• Supplied records
start
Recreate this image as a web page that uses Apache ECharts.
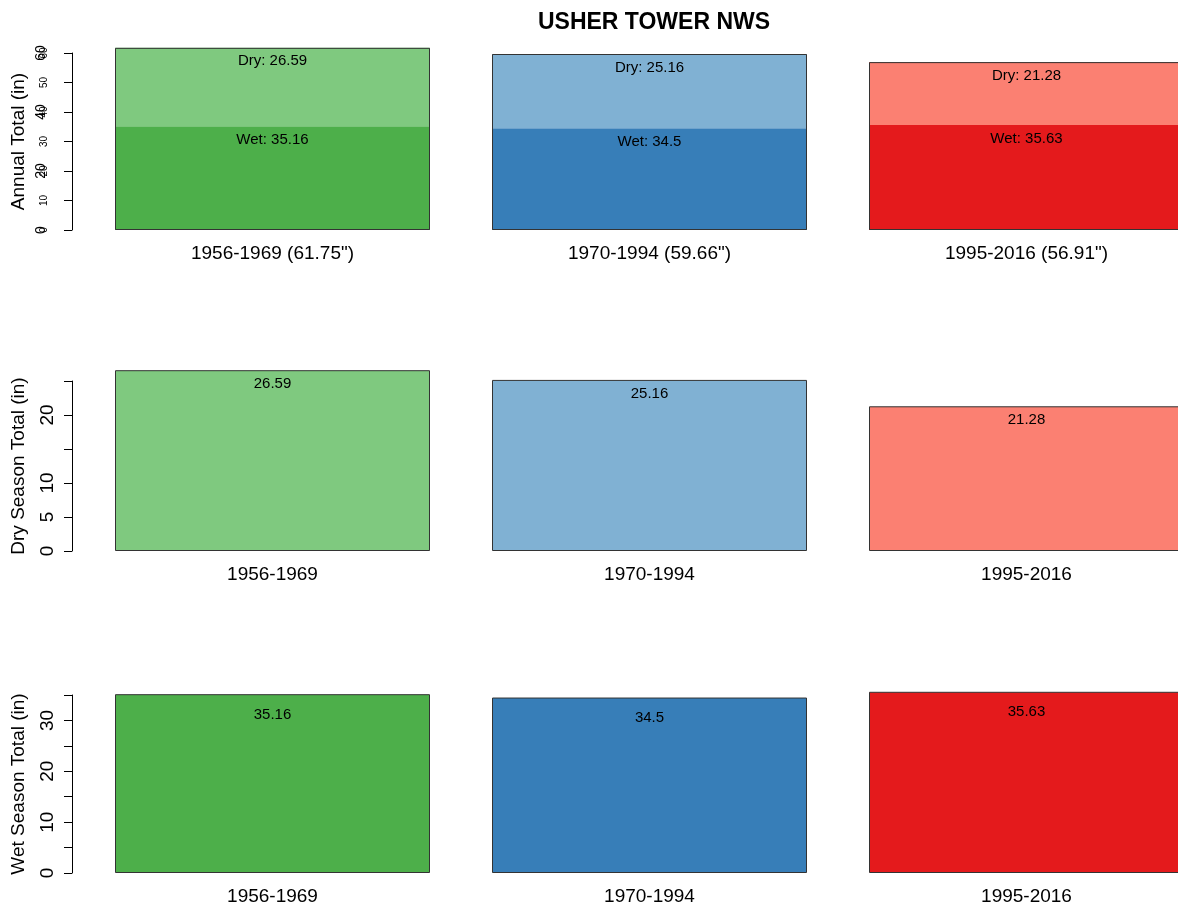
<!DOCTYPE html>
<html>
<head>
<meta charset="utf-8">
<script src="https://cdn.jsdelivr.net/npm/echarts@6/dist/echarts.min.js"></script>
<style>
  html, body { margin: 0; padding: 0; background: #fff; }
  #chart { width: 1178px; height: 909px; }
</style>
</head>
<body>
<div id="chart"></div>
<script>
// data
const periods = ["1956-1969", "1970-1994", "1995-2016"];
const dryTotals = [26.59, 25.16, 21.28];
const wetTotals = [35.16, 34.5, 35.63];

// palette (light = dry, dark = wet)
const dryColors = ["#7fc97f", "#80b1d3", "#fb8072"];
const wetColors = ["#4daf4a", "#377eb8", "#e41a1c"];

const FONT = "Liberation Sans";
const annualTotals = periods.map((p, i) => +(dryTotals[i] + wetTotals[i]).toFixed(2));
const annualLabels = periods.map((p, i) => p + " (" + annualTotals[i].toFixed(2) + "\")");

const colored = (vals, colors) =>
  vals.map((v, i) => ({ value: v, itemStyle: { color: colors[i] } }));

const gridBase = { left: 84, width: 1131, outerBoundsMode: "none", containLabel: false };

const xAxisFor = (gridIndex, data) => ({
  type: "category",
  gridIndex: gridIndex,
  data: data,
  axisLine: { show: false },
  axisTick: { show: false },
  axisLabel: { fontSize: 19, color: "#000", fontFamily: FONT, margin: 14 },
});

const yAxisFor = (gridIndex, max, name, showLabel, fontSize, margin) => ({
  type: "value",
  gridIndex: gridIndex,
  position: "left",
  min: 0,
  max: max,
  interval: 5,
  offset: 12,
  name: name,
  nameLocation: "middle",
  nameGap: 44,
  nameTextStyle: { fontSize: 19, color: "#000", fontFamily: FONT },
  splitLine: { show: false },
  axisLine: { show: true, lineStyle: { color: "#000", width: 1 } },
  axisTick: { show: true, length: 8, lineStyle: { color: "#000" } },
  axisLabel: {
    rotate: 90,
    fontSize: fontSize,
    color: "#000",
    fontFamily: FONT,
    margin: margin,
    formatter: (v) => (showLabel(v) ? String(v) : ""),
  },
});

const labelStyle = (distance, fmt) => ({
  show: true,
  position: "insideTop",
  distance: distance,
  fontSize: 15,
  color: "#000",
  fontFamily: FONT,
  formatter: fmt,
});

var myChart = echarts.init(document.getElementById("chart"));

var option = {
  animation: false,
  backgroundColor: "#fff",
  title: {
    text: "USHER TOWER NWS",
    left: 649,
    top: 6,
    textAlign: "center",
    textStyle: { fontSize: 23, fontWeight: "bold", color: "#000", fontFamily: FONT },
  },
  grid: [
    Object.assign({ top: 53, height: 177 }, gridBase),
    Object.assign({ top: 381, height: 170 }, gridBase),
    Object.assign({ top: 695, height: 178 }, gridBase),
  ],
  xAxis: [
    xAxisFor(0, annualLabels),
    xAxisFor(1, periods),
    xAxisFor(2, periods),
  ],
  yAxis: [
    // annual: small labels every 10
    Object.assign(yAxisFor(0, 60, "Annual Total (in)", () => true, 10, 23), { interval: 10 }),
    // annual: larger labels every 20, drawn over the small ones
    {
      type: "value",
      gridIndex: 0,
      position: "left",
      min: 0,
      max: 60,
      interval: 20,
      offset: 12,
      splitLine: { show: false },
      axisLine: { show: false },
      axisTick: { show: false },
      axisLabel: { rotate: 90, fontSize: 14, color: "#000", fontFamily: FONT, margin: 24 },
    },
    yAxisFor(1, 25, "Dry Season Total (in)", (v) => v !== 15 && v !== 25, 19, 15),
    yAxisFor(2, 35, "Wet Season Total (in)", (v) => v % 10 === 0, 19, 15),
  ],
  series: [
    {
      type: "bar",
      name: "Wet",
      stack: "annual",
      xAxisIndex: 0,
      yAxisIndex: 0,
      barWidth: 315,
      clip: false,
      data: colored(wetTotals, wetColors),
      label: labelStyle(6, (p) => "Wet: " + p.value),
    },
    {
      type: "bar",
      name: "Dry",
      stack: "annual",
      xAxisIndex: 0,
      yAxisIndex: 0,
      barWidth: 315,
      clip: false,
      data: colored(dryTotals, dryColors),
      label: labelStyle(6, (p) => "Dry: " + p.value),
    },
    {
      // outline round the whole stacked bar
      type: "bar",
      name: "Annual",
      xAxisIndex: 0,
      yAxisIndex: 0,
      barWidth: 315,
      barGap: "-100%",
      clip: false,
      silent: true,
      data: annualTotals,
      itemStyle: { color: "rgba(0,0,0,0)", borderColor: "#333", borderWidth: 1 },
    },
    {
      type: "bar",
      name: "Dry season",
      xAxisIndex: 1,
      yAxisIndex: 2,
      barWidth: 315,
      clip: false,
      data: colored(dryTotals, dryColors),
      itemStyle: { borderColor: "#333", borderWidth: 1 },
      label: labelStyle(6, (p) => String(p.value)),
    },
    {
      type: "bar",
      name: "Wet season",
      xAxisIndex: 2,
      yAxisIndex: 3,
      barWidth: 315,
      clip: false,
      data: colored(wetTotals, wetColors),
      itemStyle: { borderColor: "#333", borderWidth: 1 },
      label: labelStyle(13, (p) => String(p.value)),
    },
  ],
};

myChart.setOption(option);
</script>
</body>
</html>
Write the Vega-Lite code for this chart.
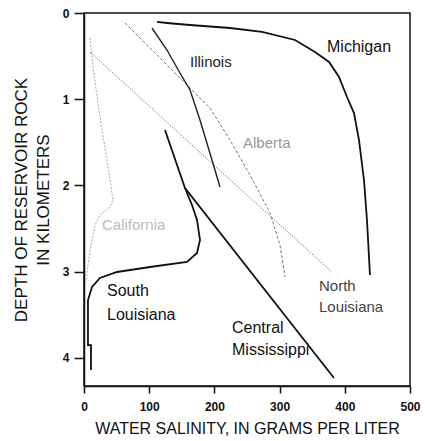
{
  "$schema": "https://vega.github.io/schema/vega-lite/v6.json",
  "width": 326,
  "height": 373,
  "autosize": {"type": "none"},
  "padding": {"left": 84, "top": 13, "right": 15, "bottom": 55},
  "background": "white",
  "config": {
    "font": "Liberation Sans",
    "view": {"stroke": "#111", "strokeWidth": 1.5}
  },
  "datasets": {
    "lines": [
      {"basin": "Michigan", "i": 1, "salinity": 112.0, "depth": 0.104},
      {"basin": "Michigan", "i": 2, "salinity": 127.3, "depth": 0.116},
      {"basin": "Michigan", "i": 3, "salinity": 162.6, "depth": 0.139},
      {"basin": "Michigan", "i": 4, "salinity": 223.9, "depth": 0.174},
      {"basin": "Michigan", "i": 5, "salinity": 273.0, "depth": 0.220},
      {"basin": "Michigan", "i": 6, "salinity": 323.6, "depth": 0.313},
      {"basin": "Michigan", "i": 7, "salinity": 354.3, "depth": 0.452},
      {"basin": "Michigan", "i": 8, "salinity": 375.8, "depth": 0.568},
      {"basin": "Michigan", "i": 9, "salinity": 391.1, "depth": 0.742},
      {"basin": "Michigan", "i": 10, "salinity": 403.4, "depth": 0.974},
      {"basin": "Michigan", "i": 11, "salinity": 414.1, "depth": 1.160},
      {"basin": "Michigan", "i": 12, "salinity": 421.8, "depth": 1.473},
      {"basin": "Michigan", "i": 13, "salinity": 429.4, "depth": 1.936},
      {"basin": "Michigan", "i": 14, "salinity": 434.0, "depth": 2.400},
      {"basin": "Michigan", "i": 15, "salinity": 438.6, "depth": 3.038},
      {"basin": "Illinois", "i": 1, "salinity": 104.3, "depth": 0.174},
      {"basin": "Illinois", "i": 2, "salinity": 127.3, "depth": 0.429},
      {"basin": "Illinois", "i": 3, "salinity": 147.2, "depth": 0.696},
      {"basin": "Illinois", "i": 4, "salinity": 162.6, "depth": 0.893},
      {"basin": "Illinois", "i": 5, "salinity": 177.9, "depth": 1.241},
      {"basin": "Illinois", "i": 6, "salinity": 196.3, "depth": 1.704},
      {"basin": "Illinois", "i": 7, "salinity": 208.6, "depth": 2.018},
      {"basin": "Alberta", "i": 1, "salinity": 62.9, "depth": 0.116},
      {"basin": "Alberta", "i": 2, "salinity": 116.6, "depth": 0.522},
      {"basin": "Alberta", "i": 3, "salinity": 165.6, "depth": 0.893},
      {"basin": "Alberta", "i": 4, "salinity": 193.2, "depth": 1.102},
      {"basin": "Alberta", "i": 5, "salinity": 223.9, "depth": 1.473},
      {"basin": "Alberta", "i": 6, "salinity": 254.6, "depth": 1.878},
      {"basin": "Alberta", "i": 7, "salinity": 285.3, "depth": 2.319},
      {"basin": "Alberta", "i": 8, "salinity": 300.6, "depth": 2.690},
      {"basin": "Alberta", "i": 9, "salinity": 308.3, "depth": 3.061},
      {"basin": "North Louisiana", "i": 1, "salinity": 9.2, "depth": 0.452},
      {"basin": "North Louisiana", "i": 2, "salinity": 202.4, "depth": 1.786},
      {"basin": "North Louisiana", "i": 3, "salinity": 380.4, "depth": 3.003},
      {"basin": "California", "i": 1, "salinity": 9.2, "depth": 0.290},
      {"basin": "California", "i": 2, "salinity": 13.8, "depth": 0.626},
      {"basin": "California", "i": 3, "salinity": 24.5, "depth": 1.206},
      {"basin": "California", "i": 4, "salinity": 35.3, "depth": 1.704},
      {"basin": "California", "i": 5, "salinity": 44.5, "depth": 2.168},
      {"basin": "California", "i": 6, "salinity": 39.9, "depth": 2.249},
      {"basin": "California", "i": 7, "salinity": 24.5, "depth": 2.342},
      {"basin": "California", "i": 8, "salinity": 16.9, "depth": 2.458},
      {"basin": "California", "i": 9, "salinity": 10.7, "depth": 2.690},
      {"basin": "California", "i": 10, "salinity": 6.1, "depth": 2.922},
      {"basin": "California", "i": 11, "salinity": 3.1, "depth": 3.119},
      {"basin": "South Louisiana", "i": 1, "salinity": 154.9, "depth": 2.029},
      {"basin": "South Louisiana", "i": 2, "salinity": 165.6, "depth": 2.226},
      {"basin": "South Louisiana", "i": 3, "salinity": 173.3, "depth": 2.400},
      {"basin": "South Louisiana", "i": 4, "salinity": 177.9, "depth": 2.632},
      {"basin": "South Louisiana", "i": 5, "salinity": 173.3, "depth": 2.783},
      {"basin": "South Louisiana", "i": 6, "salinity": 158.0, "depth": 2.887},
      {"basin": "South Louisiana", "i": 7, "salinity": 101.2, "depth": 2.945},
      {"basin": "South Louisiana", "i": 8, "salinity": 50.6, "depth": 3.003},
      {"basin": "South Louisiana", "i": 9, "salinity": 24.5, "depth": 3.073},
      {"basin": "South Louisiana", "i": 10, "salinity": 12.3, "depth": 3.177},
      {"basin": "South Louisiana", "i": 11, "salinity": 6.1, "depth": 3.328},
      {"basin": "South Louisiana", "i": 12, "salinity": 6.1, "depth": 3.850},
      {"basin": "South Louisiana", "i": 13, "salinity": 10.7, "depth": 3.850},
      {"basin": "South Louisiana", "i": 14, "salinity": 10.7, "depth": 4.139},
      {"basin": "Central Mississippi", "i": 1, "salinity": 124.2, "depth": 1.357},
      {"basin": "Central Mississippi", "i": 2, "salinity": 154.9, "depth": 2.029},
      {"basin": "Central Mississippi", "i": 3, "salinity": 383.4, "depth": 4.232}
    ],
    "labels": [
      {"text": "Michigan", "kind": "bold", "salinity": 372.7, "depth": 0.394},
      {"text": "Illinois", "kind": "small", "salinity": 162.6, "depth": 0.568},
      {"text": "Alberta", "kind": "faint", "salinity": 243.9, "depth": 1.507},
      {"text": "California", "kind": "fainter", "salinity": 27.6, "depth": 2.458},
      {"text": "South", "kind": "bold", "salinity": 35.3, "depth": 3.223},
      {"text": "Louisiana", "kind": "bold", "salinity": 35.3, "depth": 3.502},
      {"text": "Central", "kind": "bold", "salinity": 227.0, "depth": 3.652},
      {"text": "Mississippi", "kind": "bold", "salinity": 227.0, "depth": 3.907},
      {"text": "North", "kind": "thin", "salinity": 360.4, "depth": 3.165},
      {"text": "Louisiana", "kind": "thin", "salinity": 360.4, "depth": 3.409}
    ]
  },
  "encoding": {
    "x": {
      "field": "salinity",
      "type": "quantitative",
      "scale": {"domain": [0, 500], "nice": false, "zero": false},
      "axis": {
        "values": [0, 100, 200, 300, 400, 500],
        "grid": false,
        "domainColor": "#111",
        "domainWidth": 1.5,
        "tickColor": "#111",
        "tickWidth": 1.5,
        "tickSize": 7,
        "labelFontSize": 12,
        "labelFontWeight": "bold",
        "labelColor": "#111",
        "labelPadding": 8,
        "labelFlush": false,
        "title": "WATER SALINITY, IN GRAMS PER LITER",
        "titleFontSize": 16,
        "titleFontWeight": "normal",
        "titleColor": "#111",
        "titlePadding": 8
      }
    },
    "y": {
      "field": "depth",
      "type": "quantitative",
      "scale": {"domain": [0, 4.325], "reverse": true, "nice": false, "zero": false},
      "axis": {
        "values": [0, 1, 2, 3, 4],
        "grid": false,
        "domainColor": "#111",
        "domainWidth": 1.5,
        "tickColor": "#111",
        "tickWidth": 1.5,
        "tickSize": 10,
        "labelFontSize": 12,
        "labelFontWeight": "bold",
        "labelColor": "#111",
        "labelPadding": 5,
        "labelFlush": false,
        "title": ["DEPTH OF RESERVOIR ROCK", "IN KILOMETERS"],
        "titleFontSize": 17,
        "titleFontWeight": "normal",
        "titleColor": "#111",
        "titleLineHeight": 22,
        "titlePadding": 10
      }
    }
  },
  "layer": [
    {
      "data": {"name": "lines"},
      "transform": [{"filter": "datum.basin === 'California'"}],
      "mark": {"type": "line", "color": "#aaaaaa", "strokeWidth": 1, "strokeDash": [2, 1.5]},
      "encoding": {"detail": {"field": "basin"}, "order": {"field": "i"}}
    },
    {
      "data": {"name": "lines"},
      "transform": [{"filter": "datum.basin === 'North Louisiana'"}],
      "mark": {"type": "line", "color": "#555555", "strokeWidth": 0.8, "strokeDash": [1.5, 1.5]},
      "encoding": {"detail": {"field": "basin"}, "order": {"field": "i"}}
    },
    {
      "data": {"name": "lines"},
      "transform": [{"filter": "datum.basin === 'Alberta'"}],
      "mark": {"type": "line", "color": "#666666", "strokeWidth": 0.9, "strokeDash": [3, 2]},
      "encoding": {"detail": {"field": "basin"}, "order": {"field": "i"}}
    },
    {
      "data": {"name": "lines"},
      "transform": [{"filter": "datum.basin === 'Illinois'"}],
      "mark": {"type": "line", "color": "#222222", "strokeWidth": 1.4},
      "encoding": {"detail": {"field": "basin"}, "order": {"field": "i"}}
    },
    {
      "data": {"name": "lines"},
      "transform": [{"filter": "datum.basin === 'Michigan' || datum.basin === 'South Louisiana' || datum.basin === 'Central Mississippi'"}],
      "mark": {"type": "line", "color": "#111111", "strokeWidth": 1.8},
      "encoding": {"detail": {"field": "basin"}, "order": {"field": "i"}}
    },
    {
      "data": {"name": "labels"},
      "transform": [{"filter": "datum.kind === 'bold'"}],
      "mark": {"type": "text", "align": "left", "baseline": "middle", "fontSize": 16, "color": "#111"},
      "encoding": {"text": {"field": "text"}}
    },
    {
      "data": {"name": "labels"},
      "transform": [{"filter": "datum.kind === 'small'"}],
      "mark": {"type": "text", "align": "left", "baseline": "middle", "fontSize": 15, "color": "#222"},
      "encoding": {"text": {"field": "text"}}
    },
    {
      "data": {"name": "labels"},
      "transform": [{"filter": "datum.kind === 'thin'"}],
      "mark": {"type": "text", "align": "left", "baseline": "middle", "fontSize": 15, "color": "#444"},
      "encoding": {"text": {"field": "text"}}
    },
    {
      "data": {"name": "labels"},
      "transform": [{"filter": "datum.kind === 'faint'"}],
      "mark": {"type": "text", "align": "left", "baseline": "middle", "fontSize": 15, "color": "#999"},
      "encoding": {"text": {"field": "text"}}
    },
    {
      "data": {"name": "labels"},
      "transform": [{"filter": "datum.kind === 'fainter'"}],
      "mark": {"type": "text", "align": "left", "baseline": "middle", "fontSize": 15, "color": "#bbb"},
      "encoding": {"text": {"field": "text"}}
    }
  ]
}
end
• Exercise aim
Omitting all pictures, restate exactly the lines of the material from its start through the line that contains "vals.map((v, i) =>".

• The response
Recreate this image as a web page that uses Apache ECharts.
<!DOCTYPE html>
<html>
<head>
<meta charset="utf-8">
<script src="https://cdn.jsdelivr.net/npm/echarts@6/dist/echarts.min.js"></script>
<style>
  html, body { margin: 0; padding: 0; background: #fff; }
  #chart { width: 1178px; height: 909px; }
</style>
</head>
<body>
<div id="chart"></div>
<script>
// data
const periods = ["1956-1969", "1970-1994", "1995-2016"];
const dryTotals = [26.59, 25.16, 21.28];
const wetTotals = [35.16, 34.5, 35.63];

// palette (light = dry, dark = wet)
const dryColors = ["#7fc97f", "#80b1d3", "#fb8072"];
const wetColors = ["#4daf4a", "#377eb8", "#e41a1c"];

const FONT = "Liberation Sans";
const annualTotals = periods.map((p, i) => +(dryTotals[i] + wetTotals[i]).toFixed(2));
const annualLabels = periods.map((p, i) => p + " (" + annualTotals[i].toFixed(2) + "\")");

const colored = (vals, colors) =>
  vals.map((v, i) => ({ value: v, itemStyle: { color: colors[i] } }));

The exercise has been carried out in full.